Nothing outside the lines from the one containing "What Plotly.js code" down to the one containing "0.0178, 0.0040, 0.0030];" belongs in the copy; print that span exactly, both ends included, with pictures removed.

*Task inputs:*
· · ·

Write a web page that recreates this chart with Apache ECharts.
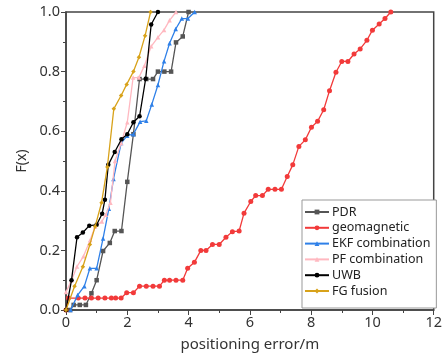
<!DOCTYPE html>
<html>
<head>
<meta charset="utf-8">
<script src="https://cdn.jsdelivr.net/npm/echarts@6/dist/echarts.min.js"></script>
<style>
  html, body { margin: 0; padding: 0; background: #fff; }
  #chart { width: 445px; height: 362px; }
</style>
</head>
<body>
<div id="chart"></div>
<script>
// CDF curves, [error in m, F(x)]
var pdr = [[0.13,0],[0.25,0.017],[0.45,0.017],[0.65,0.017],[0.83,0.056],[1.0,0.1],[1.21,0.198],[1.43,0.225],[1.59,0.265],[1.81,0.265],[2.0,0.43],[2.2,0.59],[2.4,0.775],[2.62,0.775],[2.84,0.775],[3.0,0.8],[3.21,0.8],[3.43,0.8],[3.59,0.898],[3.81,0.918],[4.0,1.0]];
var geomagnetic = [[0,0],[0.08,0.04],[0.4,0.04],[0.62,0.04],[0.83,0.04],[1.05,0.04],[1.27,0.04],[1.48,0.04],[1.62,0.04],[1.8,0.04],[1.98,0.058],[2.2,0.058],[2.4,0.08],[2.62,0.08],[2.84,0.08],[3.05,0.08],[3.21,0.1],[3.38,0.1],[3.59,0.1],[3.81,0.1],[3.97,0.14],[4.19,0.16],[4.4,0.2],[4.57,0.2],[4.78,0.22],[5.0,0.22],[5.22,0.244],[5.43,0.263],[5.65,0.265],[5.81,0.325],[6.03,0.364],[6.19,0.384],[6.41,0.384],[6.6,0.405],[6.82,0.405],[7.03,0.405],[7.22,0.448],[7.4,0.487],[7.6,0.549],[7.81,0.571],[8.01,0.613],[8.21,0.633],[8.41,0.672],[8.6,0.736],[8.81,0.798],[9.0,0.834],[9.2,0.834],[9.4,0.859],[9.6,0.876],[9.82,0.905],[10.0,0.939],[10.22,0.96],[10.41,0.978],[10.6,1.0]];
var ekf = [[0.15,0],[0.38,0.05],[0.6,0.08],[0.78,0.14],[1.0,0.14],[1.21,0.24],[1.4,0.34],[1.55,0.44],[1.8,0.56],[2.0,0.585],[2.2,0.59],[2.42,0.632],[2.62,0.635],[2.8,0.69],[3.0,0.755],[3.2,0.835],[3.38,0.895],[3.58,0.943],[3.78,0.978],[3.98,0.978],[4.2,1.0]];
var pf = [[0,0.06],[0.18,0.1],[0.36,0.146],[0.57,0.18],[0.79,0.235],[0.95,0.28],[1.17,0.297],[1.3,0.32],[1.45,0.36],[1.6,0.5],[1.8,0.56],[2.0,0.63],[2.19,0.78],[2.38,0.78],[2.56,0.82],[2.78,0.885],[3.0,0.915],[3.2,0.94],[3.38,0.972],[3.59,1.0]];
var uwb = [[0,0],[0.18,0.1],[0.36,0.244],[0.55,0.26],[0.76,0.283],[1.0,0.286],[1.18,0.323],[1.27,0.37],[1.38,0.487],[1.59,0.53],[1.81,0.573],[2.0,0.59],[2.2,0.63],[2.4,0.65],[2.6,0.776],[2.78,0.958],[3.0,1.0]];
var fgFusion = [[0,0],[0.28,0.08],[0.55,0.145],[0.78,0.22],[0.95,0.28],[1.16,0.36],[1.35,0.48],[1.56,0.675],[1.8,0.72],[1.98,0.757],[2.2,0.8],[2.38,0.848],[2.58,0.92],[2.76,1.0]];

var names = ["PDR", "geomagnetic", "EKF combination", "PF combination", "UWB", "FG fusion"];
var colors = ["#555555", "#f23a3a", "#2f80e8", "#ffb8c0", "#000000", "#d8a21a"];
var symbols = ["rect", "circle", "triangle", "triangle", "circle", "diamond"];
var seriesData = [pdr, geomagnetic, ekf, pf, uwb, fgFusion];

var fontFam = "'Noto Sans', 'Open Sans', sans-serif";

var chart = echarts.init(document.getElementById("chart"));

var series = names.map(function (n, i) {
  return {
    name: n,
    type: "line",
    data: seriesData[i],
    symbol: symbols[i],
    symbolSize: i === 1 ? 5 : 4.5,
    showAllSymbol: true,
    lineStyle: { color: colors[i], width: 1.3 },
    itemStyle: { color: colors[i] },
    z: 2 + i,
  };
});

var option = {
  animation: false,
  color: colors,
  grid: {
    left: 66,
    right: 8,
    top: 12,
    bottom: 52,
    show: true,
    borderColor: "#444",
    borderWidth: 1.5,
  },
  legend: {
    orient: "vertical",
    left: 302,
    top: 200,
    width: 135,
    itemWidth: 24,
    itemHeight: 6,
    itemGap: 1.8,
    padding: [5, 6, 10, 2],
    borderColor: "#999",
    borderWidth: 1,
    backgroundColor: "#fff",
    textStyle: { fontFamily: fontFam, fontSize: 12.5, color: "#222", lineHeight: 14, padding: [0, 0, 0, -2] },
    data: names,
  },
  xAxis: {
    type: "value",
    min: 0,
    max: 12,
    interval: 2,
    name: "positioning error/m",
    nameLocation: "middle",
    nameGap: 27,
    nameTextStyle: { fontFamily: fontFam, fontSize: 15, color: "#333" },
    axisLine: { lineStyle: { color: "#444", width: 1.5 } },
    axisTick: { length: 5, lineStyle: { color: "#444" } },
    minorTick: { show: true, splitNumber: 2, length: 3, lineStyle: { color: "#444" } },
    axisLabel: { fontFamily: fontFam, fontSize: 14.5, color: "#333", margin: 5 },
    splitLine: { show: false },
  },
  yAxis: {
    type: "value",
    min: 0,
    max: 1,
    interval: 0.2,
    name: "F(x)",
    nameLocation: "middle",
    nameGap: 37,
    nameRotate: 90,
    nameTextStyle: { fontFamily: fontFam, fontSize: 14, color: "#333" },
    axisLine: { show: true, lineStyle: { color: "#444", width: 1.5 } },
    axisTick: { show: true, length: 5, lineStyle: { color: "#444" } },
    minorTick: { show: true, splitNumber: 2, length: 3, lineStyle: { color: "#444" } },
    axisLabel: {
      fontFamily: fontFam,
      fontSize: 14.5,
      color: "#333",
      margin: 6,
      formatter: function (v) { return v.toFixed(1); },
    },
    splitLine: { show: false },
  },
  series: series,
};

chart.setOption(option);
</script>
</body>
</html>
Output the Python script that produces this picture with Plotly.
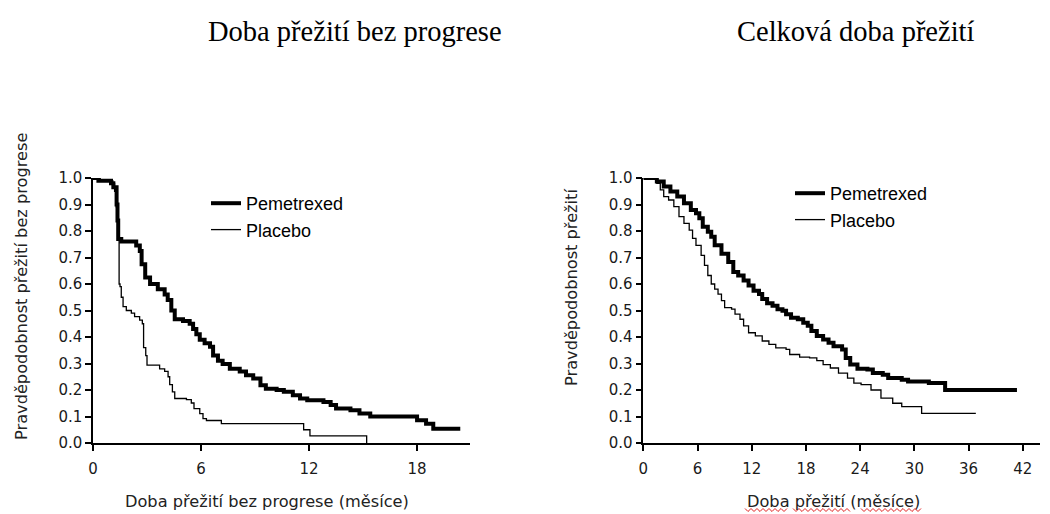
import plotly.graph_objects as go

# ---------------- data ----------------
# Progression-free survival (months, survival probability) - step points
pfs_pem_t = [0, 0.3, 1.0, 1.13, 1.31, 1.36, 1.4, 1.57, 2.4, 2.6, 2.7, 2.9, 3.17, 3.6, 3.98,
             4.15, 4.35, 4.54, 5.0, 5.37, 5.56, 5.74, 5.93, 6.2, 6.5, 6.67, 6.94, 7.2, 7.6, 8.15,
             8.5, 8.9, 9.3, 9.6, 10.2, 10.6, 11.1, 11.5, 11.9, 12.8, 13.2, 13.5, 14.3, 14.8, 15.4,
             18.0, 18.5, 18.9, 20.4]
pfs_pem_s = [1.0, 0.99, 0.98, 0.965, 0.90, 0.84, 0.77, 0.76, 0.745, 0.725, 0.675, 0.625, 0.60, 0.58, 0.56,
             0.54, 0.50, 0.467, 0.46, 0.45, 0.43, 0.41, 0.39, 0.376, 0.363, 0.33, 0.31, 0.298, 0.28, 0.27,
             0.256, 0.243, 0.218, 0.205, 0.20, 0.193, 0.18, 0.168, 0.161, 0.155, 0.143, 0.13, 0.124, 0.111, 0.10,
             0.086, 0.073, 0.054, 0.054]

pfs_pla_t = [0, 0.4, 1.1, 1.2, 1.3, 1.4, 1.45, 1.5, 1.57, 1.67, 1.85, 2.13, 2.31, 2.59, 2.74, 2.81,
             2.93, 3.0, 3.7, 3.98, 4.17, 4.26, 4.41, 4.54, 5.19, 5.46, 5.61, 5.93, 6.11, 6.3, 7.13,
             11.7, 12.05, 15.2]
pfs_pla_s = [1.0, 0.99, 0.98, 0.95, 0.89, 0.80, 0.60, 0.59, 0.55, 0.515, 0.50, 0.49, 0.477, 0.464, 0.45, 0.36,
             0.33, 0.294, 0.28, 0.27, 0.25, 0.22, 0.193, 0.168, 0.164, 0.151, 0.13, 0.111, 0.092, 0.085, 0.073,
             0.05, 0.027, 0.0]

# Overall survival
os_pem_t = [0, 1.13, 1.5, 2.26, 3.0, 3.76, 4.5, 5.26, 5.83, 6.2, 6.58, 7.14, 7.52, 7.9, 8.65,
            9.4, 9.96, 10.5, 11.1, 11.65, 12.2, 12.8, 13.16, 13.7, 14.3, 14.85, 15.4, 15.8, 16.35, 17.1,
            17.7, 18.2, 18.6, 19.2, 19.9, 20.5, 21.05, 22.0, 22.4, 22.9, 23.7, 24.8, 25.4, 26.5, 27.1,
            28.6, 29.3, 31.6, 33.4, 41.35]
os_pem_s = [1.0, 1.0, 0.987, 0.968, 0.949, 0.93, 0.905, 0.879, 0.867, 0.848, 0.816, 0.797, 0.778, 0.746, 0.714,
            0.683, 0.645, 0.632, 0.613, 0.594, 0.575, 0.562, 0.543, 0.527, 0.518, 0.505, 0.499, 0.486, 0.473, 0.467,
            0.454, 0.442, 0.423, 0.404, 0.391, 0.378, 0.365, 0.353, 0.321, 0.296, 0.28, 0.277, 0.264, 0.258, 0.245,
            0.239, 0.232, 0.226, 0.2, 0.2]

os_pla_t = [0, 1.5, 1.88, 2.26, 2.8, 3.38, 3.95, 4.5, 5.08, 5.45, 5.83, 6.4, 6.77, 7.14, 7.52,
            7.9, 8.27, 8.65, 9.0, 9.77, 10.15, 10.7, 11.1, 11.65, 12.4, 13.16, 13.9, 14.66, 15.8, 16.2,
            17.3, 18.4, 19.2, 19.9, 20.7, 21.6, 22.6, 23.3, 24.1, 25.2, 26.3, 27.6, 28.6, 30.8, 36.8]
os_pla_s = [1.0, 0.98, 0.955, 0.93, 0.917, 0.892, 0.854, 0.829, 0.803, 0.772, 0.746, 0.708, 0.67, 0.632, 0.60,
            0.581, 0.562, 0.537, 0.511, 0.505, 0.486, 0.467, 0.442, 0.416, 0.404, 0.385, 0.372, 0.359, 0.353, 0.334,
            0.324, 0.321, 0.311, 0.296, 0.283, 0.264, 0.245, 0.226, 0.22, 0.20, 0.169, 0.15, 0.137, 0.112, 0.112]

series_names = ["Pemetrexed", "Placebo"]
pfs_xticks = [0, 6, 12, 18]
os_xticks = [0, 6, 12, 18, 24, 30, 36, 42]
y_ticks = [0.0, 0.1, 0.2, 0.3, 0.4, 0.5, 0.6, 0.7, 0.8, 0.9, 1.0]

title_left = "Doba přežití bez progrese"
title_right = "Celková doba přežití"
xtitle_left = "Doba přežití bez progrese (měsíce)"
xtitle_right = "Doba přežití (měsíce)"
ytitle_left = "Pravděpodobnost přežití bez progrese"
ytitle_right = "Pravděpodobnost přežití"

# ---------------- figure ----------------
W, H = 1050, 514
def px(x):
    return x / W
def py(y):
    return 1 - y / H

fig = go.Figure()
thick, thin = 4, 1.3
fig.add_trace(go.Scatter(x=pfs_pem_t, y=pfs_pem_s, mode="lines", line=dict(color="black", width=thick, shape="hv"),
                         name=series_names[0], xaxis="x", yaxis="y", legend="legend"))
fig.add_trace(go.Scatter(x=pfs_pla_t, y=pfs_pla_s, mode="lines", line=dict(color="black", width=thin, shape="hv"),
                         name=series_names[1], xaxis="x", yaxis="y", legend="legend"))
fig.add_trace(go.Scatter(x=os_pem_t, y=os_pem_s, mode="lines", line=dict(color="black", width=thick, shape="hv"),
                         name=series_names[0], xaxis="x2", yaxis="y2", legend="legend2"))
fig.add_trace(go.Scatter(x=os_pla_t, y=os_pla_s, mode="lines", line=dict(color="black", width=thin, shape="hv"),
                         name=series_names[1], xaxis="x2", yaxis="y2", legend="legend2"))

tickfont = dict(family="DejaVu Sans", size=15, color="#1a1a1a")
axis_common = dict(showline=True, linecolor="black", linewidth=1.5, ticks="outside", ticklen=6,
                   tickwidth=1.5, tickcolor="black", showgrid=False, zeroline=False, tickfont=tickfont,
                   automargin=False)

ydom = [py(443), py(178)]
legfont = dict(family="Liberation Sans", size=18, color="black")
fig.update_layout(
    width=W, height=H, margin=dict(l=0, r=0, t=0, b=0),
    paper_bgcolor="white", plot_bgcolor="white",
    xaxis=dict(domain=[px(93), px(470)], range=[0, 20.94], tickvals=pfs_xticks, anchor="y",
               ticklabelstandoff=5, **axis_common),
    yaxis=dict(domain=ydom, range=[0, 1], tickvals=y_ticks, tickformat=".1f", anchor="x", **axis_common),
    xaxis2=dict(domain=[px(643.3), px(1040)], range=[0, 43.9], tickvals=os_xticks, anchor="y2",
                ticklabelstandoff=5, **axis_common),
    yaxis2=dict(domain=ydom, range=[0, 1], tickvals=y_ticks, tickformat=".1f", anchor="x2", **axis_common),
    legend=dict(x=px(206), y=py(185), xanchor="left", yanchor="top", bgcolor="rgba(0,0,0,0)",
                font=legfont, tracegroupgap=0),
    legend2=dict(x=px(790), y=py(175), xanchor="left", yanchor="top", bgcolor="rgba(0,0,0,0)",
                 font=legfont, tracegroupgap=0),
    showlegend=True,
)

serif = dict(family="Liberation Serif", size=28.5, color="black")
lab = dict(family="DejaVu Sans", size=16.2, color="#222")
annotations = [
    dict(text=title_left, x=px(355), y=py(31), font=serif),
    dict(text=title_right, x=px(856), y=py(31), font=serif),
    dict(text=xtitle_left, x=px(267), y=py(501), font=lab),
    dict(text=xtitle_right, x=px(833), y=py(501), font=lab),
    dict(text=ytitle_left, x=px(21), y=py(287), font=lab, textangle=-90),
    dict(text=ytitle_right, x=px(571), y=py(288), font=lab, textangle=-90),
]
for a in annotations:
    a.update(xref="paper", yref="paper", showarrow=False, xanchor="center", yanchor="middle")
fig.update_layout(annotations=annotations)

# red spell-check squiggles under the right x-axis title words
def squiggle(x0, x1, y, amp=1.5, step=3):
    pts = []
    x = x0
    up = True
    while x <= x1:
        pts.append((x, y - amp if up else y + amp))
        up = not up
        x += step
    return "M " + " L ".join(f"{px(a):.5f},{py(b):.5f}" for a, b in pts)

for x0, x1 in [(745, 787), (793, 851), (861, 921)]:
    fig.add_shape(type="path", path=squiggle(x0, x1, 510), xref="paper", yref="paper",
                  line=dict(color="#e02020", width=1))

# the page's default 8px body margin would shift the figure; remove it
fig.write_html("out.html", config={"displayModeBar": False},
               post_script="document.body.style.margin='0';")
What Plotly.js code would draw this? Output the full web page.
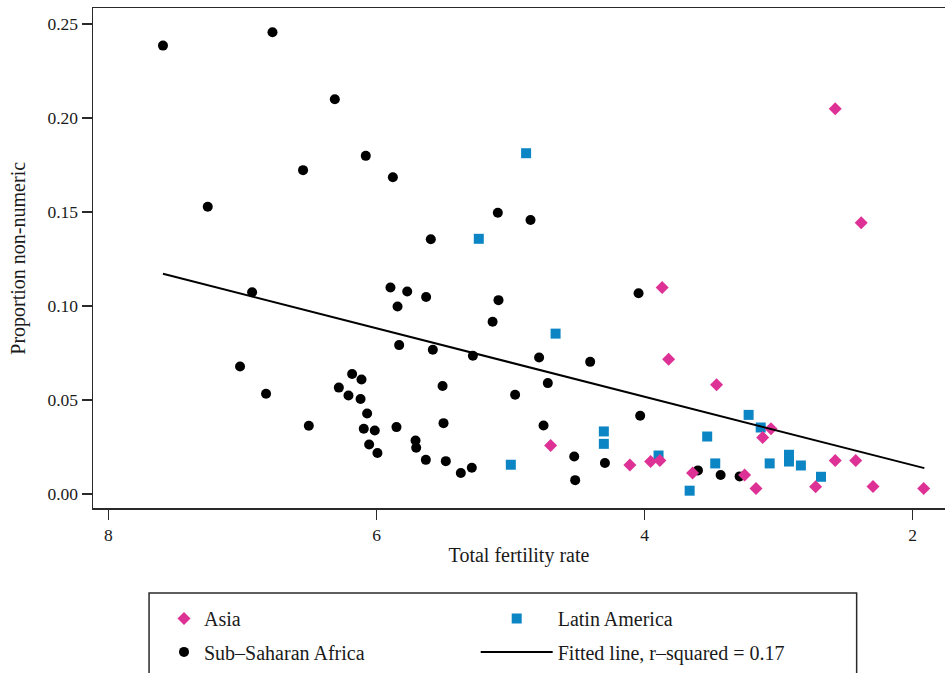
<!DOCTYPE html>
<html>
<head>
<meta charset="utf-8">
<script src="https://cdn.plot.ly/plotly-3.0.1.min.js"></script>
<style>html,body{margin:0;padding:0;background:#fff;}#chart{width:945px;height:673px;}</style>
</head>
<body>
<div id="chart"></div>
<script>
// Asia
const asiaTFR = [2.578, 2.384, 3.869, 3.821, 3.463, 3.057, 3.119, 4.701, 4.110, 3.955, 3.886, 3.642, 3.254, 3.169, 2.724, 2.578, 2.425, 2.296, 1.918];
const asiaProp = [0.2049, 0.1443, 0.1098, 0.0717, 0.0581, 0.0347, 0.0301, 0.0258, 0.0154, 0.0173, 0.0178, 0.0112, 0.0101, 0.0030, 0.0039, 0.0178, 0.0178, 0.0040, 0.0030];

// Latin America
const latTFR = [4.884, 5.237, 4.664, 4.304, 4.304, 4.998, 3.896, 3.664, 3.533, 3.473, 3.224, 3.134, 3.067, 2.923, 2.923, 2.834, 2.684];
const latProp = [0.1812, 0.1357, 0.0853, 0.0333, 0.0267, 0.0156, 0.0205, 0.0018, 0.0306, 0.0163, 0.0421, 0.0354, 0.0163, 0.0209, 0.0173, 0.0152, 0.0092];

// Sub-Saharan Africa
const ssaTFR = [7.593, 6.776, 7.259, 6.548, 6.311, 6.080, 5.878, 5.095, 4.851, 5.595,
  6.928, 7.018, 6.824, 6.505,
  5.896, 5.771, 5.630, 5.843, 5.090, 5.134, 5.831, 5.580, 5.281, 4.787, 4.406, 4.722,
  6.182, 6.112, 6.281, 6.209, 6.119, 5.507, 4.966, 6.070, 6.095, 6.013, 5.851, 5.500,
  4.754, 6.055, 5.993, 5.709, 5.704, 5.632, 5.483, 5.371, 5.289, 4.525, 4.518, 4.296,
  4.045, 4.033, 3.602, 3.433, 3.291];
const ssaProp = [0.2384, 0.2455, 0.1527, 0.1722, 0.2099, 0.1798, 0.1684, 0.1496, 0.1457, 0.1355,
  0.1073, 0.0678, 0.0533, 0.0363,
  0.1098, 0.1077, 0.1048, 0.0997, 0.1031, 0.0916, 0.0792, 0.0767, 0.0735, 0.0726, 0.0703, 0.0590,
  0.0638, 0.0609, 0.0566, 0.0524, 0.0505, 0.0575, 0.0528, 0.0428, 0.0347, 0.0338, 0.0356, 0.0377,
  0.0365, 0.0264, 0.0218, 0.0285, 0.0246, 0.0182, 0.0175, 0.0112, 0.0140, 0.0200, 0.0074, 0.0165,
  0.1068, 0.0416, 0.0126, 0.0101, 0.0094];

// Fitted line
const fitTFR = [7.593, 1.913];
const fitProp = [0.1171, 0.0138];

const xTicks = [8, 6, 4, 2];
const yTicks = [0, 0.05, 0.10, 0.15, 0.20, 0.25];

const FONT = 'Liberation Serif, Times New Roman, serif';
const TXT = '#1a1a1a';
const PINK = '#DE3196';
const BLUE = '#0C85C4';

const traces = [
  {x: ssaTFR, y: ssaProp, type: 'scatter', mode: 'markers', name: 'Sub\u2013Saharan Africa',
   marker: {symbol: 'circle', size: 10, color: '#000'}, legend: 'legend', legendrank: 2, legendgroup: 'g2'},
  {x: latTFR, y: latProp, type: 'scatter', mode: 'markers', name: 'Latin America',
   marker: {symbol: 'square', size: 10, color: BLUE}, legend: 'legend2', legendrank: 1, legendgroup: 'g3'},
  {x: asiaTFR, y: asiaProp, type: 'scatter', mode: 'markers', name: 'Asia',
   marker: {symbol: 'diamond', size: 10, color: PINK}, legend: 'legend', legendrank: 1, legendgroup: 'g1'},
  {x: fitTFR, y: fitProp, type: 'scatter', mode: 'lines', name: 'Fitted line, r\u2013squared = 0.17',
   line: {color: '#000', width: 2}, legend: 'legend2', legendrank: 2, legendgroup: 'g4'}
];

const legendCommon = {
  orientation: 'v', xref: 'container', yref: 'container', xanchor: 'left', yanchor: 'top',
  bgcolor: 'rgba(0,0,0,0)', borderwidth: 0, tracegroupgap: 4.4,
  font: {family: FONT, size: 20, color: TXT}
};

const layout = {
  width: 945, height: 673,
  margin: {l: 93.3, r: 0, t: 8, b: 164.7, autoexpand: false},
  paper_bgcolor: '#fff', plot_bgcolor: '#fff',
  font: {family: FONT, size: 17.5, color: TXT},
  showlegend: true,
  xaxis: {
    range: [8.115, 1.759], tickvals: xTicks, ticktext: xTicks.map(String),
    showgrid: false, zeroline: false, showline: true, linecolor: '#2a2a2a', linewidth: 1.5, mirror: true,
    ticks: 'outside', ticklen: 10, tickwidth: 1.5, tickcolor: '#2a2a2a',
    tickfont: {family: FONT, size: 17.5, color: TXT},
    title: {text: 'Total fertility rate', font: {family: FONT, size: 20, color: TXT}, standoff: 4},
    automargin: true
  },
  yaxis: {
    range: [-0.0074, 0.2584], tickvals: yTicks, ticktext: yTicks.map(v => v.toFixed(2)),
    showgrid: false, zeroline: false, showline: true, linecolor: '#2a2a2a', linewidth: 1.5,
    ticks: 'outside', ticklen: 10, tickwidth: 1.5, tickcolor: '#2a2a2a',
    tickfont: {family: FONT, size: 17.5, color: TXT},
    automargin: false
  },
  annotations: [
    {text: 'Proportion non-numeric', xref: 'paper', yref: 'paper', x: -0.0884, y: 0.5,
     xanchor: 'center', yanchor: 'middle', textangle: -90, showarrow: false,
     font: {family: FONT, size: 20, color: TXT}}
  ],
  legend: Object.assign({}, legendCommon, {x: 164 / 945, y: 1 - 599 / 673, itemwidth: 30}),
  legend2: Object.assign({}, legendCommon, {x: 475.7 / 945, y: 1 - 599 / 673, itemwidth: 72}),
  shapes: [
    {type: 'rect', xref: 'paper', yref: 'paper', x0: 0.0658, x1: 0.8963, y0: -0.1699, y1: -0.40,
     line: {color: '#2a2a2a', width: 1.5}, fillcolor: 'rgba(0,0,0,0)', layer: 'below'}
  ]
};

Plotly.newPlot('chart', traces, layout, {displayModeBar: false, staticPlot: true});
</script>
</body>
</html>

· · ·

*Solution to this task:*
What Plotly.js code would draw this? Output the full web page.
<!DOCTYPE html>
<html>
<head>
<meta charset="utf-8">
<script src="https://cdn.plot.ly/plotly-3.0.1.min.js"></script>
<style>html,body{margin:0;padding:0;background:#fff;}#chart{width:945px;height:673px;}</style>
</head>
<body>
<div id="chart"></div>
<script>
// Asia
const asiaTFR = [2.578, 2.384, 3.869, 3.821, 3.463, 3.057, 3.119, 4.701, 4.110, 3.955, 3.886, 3.642, 3.254, 3.169, 2.724, 2.578, 2.425, 2.296, 1.918];
const asiaProp = [0.2049, 0.1443, 0.1098, 0.0717, 0.0581, 0.0347, 0.0301, 0.0258, 0.0154, 0.0173, 0.0178, 0.0112, 0.0101, 0.0030, 0.0039, 0.0178, 0.0178, 0.0040, 0.0030];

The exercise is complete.